- Born: September 20, 1965 (age 60) Hamm, Germany
- Education: University of Mannheim (Ph.D., 1995)
- Occupations: Economist and professor for business administration, transport and logistics at the University of Applied Sciences, Worms
- Spouse: married
- Children: three

= Richard Klophaus =

German economist

Richard Klophaus (born September 20, 1965 in Hamm) is a German economist and professor for business administration, transport and logistics at the University of Applied Sciences, Worms.

== Life ==
He studied at the University of Mannheim and the Toronto School of Business. After earning his Ph.D. in 1995 he worked for the German Lufthansa AG. Following this he was professor at Trier University of Applied Sciences for nine years. Klophaus was visiting professor at the Center for Transportation Studies of the University of British Columbia, Vancouver and was offered professorships in Trier (2000), Worms (2006, rejected) and Saarbrücken (2009, rejected). Since 2009 he is professor for business administration, transport and logistics at the University of Applied Sciences Worms tourism/transport department. In addition to his professorship he is board member and spokesman for the Zentrums für Recht und Wirtschaft des Luftverkehrs (ZFL) (Center for law and economy for air transport).
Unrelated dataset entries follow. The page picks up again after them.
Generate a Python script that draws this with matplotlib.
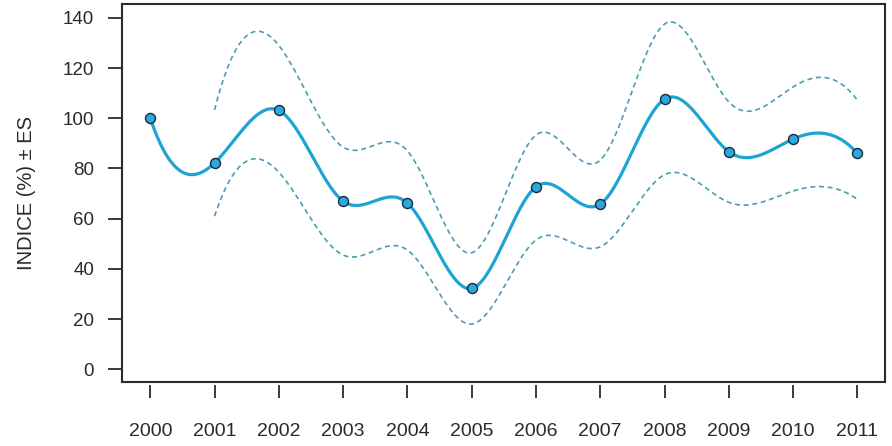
import numpy as np
import matplotlib
matplotlib.use('Agg')
import matplotlib.pyplot as plt

plt.rcParams['font.family'] = ['Liberation Sans', 'DejaVu Sans']

# Valeurs
years = [2000, 2001, 2002, 2003, 2004, 2005, 2006, 2007, 2008, 2009, 2010, 2011]
indice = [100, 82.2, 103.1, 67.0, 66.2, 32.2, 72.7, 65.8, 107.6, 86.7, 91.7, 86.0]

# Bornes +/- ES (à partir de 2001)
es_years = [2001, 2002, 2003, 2004, 2005, 2006, 2007, 2008, 2009, 2010, 2011]
upper = [103.3, 129.0, 88.5, 87.0, 46.4, 93.3, 83.3, 137.5, 106.5, 112.5, 107.2]
lower = [61.0, 78.5, 45.5, 47.5, 18.0, 51.5, 48.8, 77.5, 66.5, 71.0, 67.7]


def third_diff(x, y):
    # différence divisée d'ordre 3 sur 4 points
    d1 = np.diff(y) / np.diff(x)
    d2 = np.diff(d1) / (x[2:] - x[:-2])
    return (d2[1] - d2[0]) / (x[3] - x[0])


# Spline cubique, conditions aux bords "fmm" (comme spline() de R)
def fmm_spline(x, y, n=600):
    x = np.asarray(x, float)
    y = np.asarray(y, float)
    k = len(x)
    h = np.diff(x)
    A = np.zeros((k, k))
    b = np.zeros(k)
    # M1 - M0 = h0 * 6 * f[x0..x3]
    A[0, 0] = -1
    A[0, 1] = 1
    b[0] = h[0] * 6 * third_diff(x[:4], y[:4])
    A[-1, -2] = -1
    A[-1, -1] = 1
    b[-1] = h[-1] * 6 * third_diff(x[-4:], y[-4:])
    for i in range(1, k - 1):
        A[i, i - 1] = h[i - 1]
        A[i, i] = 2 * (h[i - 1] + h[i])
        A[i, i + 1] = h[i]
        b[i] = 6 * ((y[i + 1] - y[i]) / h[i] - (y[i] - y[i - 1]) / h[i - 1])
    M = np.linalg.solve(A, b)
    xs = np.linspace(x[0], x[-1], n)
    idx = np.clip(np.searchsorted(x, xs) - 1, 0, k - 2)
    x0, x1 = x[idx], x[idx + 1]
    hh = x1 - x0
    t0 = x1 - xs
    t1 = xs - x0
    ys = (M[idx] * t0 ** 3 / (6 * hh) + M[idx + 1] * t1 ** 3 / (6 * hh)
          + (y[idx] / hh - M[idx] * hh / 6) * t0
          + (y[idx + 1] / hh - M[idx + 1] * hh / 6) * t1)
    return xs, ys


fig = plt.figure(figsize=(8.92, 4.46), dpi=100)
ax = fig.add_axes([122 / 892, 1 - 382 / 446, 763 / 892, 378 / 446])

line_col = '#1ea4d2'
dash_col = '#4b9cb3'

xs, ys = fmm_spline(es_years, upper)
ax.plot(xs, ys, color=dash_col, lw=1.2, linestyle=(0, (3, 2.2)))
xs, ys = fmm_spline(es_years, lower)
ax.plot(xs, ys, color=dash_col, lw=1.2, linestyle=(0, (3, 2.2)))

xs, ys = fmm_spline(years, indice)
ax.plot(xs, ys, color=line_col, lw=2.3, solid_capstyle='round')
ax.plot(years, indice, 'o', ms=7.2, mfc='#2aa9e0', mec='#1b2a36', mew=1.0, zorder=5)

ax.set_xlim(1999.56, 2011.43)
ax.set_ylim(-5.06, 145.5)

for s in ax.spines.values():
    s.set_linewidth(1.5)
    s.set_color('#2b2b2b')

ax.set_yticks(range(0, 141, 20))
ax.tick_params(axis='y', length=10, width=1.3, color='#2b2b2b', pad=10,
               labelsize=13.5, labelcolor='#2a2a2a')
ax.set_xticks([])

# axe des x décalé sous le cadre, sans ligne d'axe
sec = ax.secondary_xaxis(-0.008)
sec.spines['bottom'].set_visible(False)
sec.set_xticks(years)
sec.set_xticklabels([str(y) for y in years])
sec.tick_params(axis='x', length=9.5, width=1.3, color='#2b2b2b', pad=18,
                labelsize=14, labelcolor='#2a2a2a')

fig.text(27 / 892, 1 - 193 / 446, 'INDICE (%) ± ES', rotation=90,
         ha='center', va='center', fontsize=14.5, color='#2a2a2a')

fig.savefig('out.png', dpi=100)
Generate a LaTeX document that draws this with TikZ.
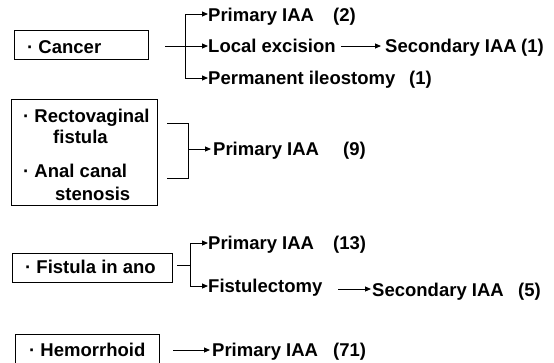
\documentclass[tikz,border=0pt]{standalone}
\usepackage{fontspec}
\setmainfont{Liberation Sans}
\usetikzlibrary{arrows.meta,fit}
\begin{document}
\begin{tikzpicture}[x=1pt,y=-1pt,
  txt/.style={font=\fontsize{18.5}{22}\selectfont\bfseries, inner sep=0pt, anchor=base west},
  box/.style={draw, line width=0.9pt, inner sep=0pt},
  conn/.style={line width=0.9pt},
  arr/.style={conn, -{Triangle[length=6pt,width=5pt]}}]
\useasboundingbox (0,0) rectangle (554,362);
\clip (0,0) rectangle (554,362);

% ---------- Cancer ----------
\node[box, fit={(14,30) (148,59)}] (cancerbox) {};
\node[txt] (cancer) at (27,53) {· Cancer};
\coordinate (c0) at (165,46);
\coordinate (cb) at (185,46);
\coordinate (ct) at (185,14);
\coordinate (cd) at (185,78);
\node[txt] (p2) at (208,21) {Primary IAA};
\node[txt] (n2) at (333,21) {(2)};
\node[txt] (le) at (208,52) {Local excision};
\node[txt] (s1) at (385,52) {Secondary IAA};
\node[txt] (n1a) at (521,52) {(1)};
\node[txt] (pi) at (208,84) {Permanent ileostomy};
\node[txt] (n1b) at (409,84) {(1)};
\coordinate (la) at ([xshift=5pt]le.east |- cb);
\draw[conn] (c0) -- (cb);
\draw[conn] (ct) -- (cd);
\draw[arr] (ct) -- (ct -| p2.west);
\draw[arr] (cb) -- (cb -| le.west);
\draw[arr] (cd) -- (cd -| pi.west);
\draw[arr] (la) -- ([xshift=-4pt]s1.west |- la);

% ---------- Rectovaginal / Anal canal ----------
\node[box, fit={(11,99) (157,205)}] (rvbox) {};
\node[txt] (rv1) at (23,122) {· Rectovaginal};
\node[txt] (rv2) at (53,143) {fistula};
\node[txt] (ac1) at (23,177) {· Anal canal};
\node[txt] (ac2) at (55,200) {stenosis};
\coordinate (b1) at (167,123);
\coordinate (b2) at (188,123);
\coordinate (b3) at (188,178);
\coordinate (b4) at (167,178);
\coordinate (bm) at (188,149);
\node[txt] (p9) at (213,155) {Primary IAA};
\node[txt] (n9) at (343,155) {(9)};
\draw[conn] (b1) -- (b2) -- (b3) -- (b4);
\draw[arr] (bm) -- ([xshift=-2pt]p9.west |- bm);

% ---------- Fistula in ano ----------
\node[box, fit={(12,253) (172,282)}] (fibox) {};
\node[txt] (fi) at (25,273) {· Fistula in ano};
\coordinate (f0) at (177,265);
\coordinate (fm) at (190,265);
\coordinate (ft) at (190,243);
\coordinate (fd) at (190,286);
\node[txt] (p13) at (208,249) {Primary IAA};
\node[txt] (n13) at (333,249) {(13)};
\node[txt] (fe) at (208,292) {Fistulectomy};
\node[txt] (s5) at (372,296) {Secondary IAA};
\node[txt] (n5) at (518,296) {(5)};
\draw[conn] (f0) -- (fm);
\draw[conn] (ft) -- (fd);
\draw[arr] (ft) -- (ft -| p13.west);
\draw[arr] (fd) -- (fd -| fe.west);
\coordinate (fa) at (338,289);
\draw[arr] (fa) -- ([xshift=-1pt]s5.west |- fa);

% ---------- Hemorrhoid ----------
\node[box, fit={(15,334) (159,372)}] (hebox) {};
\node[txt] (he) at (29,356) {· Hemorrhoid};
\coordinate (h0) at (173,350);
\node[txt] (p71) at (212,356) {Primary IAA};
\node[txt] (n71) at (333,356) {(71)};
\draw[arr] (h0) -- ([xshift=-2pt]p71.west |- h0);
\end{tikzpicture}
\end{document}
Klophaus works on economic and business administrative issues concerning air transport.

He is a member of the editorial boards of "International Journal of Revenue Management", of the Deutschen Verkehrswissenschaftlichen Gesellschaft (DVWG), of the German Aviation Research Society (G.A.R.S.), of the "Aktionsgemeinschaft luft- und raumfahrtorientierter Unternehmen in Deutschland (ALROUND)", of the "Arbeitsgruppe Flugplatzkonversion des Landes Rheinland-Pfalz", of the Air Transport Research Society (ATRS), of the World Conference on Transport Research Society (WCTRS), he is partner of the "Interessengemeinschaft der Regionalflughäfen (IDRF)", as well as Fellow of the Network for Aviation Research and Policy in the Netherlands (Airneth).

He is married and has three children.